Tolerable Discomfort

In the physical practice of yoga, you might have heard the instruction “lean into the discomfort.” It is a simple, yet powerful suggestion that explores our capacity to test our limits.

The idea is, if we can tolerate being uncomfortable physically, then emotional and psychological discomfort will be more bearable.

I have been thinking about this a lot lately. You see, my eight year old foster daughter's mother died after a 10 month battle with cancer. She was 34.

The families story is sad, tragic even. But my foster daughter has been in my home for more than 3 years. She has healed from PTSD, among other things. She is a happy and loving member of our family.

And my sweet, happy girl lost her mother. For the sake of this story, we'll call my foster daughter “A”.

The day before traveling to Florida to attend the funeral, A's therapist suggested that I help her stay within “tolerable discomfort”.

So this became my mantra.

When we arrived at the funeral home and were confronted with family she did not recognize (but they recognized her), she demanded to leave.

Then my mantra became a question.

What is tolerable discomfort?

When asked to participate in a traditional Chinese ceremony, my foster daughter clung to my arm and hid behind me, whimpering and whining.

What is tolerable discomfort?

When asked to enter the room and bow at her mother's open casket, she stood wide-eyed and demanded to know why her mother looked so different, again, asking to leave and pulling me out the door.

What is tolerable discomfort?

When asked to observe the burial ceremony, she again demanded to leave.
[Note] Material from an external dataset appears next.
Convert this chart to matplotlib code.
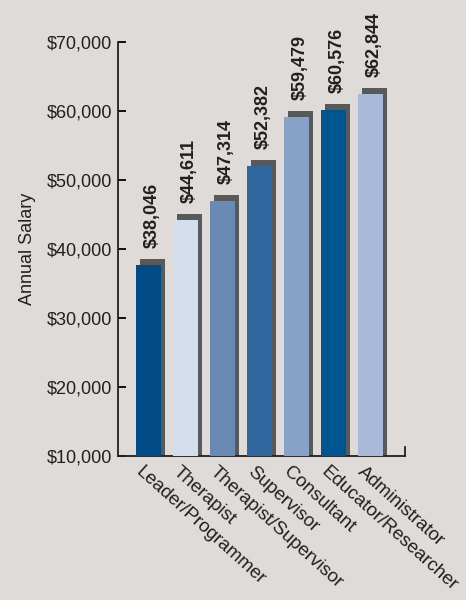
import matplotlib
matplotlib.use("Agg")
import matplotlib.pyplot as plt
from matplotlib import font_manager

# noms des postes et salaires
postes = ["Leader/Programmer", "Therapist", "Therapist/Supervisor", "Supervisor",
          "Consultant", "Educator/Researcher", "Administrator"]
salaires = [38046, 44611, 47314, 52382, 59479, 60576, 62844]
couleurs = ["#004a85", "#d3ddeb", "#6a89b5", "#31679e", "#87a1c7", "#005591", "#a9b9d8"]
yticks = [10000, 20000, 30000, 40000, 50000, 60000, 70000]

noms = [f.name for f in font_manager.fontManager.ttflist]
police = "Liberation Sans Narrow" if "Liberation Sans Narrow" in noms else "Liberation Sans"
plt.rcParams['font.family'] = [police, 'DejaVu Sans']

fond = "#dfdbd8"
texte = "#231f20"
fig = plt.figure(figsize=(4.66, 6.0), dpi=100, facecolor=fond)
ax = fig.add_axes([0.253, 0.24, 0.616, 0.69])
ax.set_facecolor("none")

x = list(range(len(postes)))
largeur = 0.68
decal = 0.11
for i, (s, c) in enumerate(zip(salaires, couleurs)):
    # ombre grise derrière la barre
    ax.bar(i + decal, s + 450 - 10000, bottom=10000, width=largeur, color="#58595b", zorder=2)
    ax.bar(i, s - 400 - 10000, bottom=10000, width=largeur, color=c, zorder=3)
    ax.annotate("${:,}".format(s), (i + decal, s + 450), xytext=(0, 8),
                textcoords="offset points", rotation=90, ha="center", va="bottom",
                fontsize=13, fontweight="bold", color=texte)

ax.set_xlim(-0.824, 6.93)
ax.set_ylim(10000, 70000)
ax.set_yticks(yticks)
ax.set_yticklabels(["${:,}".format(v) for v in yticks], fontsize=13, color=texte)
ax.tick_params(axis="y", direction="in", length=6, width=1.3, pad=4)
ax.set_xticks(x)
ax.set_xticklabels([])
ax.tick_params(axis="x", length=0)
for i, p in enumerate(postes):
    ax.text(i - 0.12, 9000, p, rotation=-42, rotation_mode="anchor", ha="left", va="top",
            fontsize=13.5, color=texte)

ax.spines["top"].set_visible(False)
ax.spines["right"].set_bounds(10000, 11300)
for sp in ["left", "bottom", "right"]:
    ax.spines[sp].set_linewidth(1.3)
    ax.spines[sp].set_color(texte)

ax.set_ylabel("Annual Salary", fontsize=13, color=texte, labelpad=8)

plt.savefig("out.png", dpi=100, facecolor=fond)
This time with volume. This time in a dramatic expression of raw anger and grief and sadness and frustration.

From the front seat of the car (where we watched the burial), she screamed at me for “making her go to the funeral”. She kicked the console and yelled some more. She buried her head in her hands and cried. Hard.

I sat silently with my hand on her belly and I held the space for her grief.

Because what is tolerable when your mother dies?

What ends up being intolerable, in the long run, is not feeling the feelings.

A was given the opportunity to feel her feelings. All of them.

She was not protected from her grief, because her grief was valid.

She was not told to calm her anger or lower her voice.

She was not allowed to leave.

(Nobody wants to be at funerals, I assured her. Nobody.)

She was asked to have the experience, whatever that was for her.

To look it in the eye, and be uncomfortable, to be sad, mad, frustrated and whatever else.

Because only when we truly experience what life is offering RIGHT NOW can we feel true joy and happiness.

I wish that for her with all my heart.